* [Prompt]
Only the lines from the start of the data to the line containing "legend=False, zorder=3)", both included, should be output, exactly and without pictures.

* [Data extract]
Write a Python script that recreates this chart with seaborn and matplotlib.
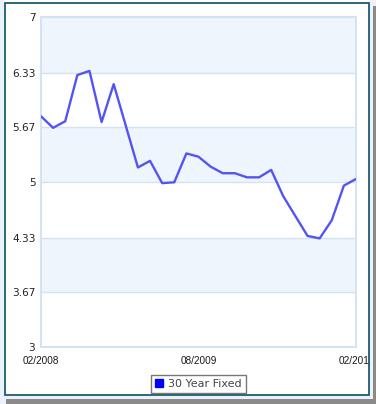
import matplotlib
matplotlib.use("Agg")
import matplotlib.pyplot as plt
import seaborn as sns
import pandas as pd
from matplotlib.patches import Rectangle
from matplotlib.lines import Line2D

# ---- data ----
period_index = [0, 1, 2, 3, 4, 5, 6, 8, 9, 10, 11, 12, 13, 14, 15, 16, 17, 18, 19, 20,
                22, 23, 24, 25, 26]
rate_30yr = [5.80, 5.66, 5.74, 6.30, 6.35, 5.73, 6.19, 5.18, 5.26, 4.99, 5.00, 5.35,
             5.31, 5.19, 5.11, 5.11, 5.06, 5.06, 5.15, 4.83, 4.35, 4.32, 4.54, 4.96, 5.04]
series_name = "30 Year Fixed"
y_ticks = [3, 3.67, 4.33, 5, 5.67, 6.33, 7]
y_tick_labels = ["3", "3.67", "4.33", "5", "5.67", "6.33", "7"]
x_tick_pos = [0, 13, 26]
x_tick_labels = ["02/2008", "08/2009", "02/2011"]

df = pd.DataFrame({"idx": period_index, "rate": rate_30yr, "series": series_name})

sns.set_style("white")
plt.rcParams['font.family'] = ['DejaVu Sans']

W, H = 376, 404
fig = plt.figure(figsize=(W / 100, H / 100), dpi=100, facecolor="white")
ax = fig.add_axes([41 / W, 1 - 347.3 / H, 315 / W, 330 / H])

# alternating bands
band_col = "#EEF5FD"
for i in range(len(y_ticks) - 1):
    if (len(y_ticks) - 2 - i) % 2 == 0:
        ax.axhspan(y_ticks[i], y_ticks[i + 1], color=band_col, lw=0, zorder=0)
for t in y_ticks:
    ax.axhline(t, color="#D3E2F5", lw=1.0, zorder=1)

sns.lineplot(data=df, x="idx", y="rate", ax=ax, color="#5454F4", lw=1.7,
             legend=False, zorder=3)

ax.set_xlim(0, 26)
ax.set_ylim(3, 7)
ax.set_yticks(y_ticks)
ax.set_yticklabels(y_tick_labels)
ax.set_xticks(x_tick_pos)
ax.set_xticklabels(x_tick_labels, fontfamily="Liberation Sans", fontsize=7.2,
                   color="#1a1a1a")
ax.tick_params(axis="y", labelsize=7.6, labelcolor="#222222", length=0, pad=4)
ax.tick_params(axis="x", length=0, pad=6)
ax.set_xlabel("")
ax.set_ylabel("")
for s in ax.spines.values():
    s.set_color("#D3E2F5")
    s.set_linewidth(1.4)

# legend
handle = Line2D([], [], marker="s", color="#0000FF", linestyle="none",
                markersize=5.5)
leg = fig.legend([handle], [series_name], loc="center",
                 bbox_to_anchor=(198.5 / W, 1 - 384 / H), frameon=True,
                 fancybox=False, fontsize=8, handlelength=0.7,
                 handletextpad=0.5, borderpad=0.35, labelcolor="#444444")
leg.get_frame().set_edgecolor("#555555")
leg.get_frame().set_linewidth(1.0)

# outer frame, margin and shadow
fig.patches.append(Rectangle((369.5 / W, 0), (W - 369.5) / W, 1, transform=fig.transFigure,
                             facecolor="#EAF1F9", edgecolor="none", zorder=10))
fig.patches.append(Rectangle((0, 0), 1, (H - 395.5) / H, transform=fig.transFigure,
                             facecolor="#EAF1F9", edgecolor="none", zorder=10))
fig.patches.append(Rectangle((0, 0), 4 / W, 1, transform=fig.transFigure,
                             facecolor="#EAF1F9", edgecolor="none", zorder=10))
fig.patches.append(Rectangle((373 / W, 0), 3 / W, 1 - 6 / H, transform=fig.transFigure,
                             facecolor="#8a8a8a", edgecolor="none", zorder=11))
fig.patches.append(Rectangle((6 / W, 0), 1, 5 / H, transform=fig.transFigure,
                             facecolor="#8a8a8a", edgecolor="none", zorder=11))
fig.patches.append(Rectangle((4.5 / W, 1 - 395 / H), 364.5 / W, 392 / H,
                             transform=fig.transFigure, facecolor="none",
                             edgecolor="#1E5A6E", lw=1.3, zorder=12))

fig.savefig("out.png", dpi=100, facecolor=fig.get_facecolor())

* [The solution]
Write a Python script that recreates this chart with seaborn and matplotlib.
import matplotlib
matplotlib.use("Agg")
import matplotlib.pyplot as plt
import seaborn as sns
import pandas as pd
from matplotlib.patches import Rectangle
from matplotlib.lines import Line2D

# ---- data ----
period_index = [0, 1, 2, 3, 4, 5, 6, 8, 9, 10, 11, 12, 13, 14, 15, 16, 17, 18, 19, 20,
                22, 23, 24, 25, 26]
rate_30yr = [5.80, 5.66, 5.74, 6.30, 6.35, 5.73, 6.19, 5.18, 5.26, 4.99, 5.00, 5.35,
             5.31, 5.19, 5.11, 5.11, 5.06, 5.06, 5.15, 4.83, 4.35, 4.32, 4.54, 4.96, 5.04]
series_name = "30 Year Fixed"
y_ticks = [3, 3.67, 4.33, 5, 5.67, 6.33, 7]
y_tick_labels = ["3", "3.67", "4.33", "5", "5.67", "6.33", "7"]
x_tick_pos = [0, 13, 26]
x_tick_labels = ["02/2008", "08/2009", "02/2011"]

df = pd.DataFrame({"idx": period_index, "rate": rate_30yr, "series": series_name})

sns.set_style("white")
plt.rcParams['font.family'] = ['DejaVu Sans']

W, H = 376, 404
fig = plt.figure(figsize=(W / 100, H / 100), dpi=100, facecolor="white")
ax = fig.add_axes([41 / W, 1 - 347.3 / H, 315 / W, 330 / H])

# alternating bands
band_col = "#EEF5FD"
for i in range(len(y_ticks) - 1):
    if (len(y_ticks) - 2 - i) % 2 == 0:
        ax.axhspan(y_ticks[i], y_ticks[i + 1], color=band_col, lw=0, zorder=0)
for t in y_ticks:
    ax.axhline(t, color="#D3E2F5", lw=1.0, zorder=1)

sns.lineplot(data=df, x="idx", y="rate", ax=ax, color="#5454F4", lw=1.7,
             legend=False, zorder=3)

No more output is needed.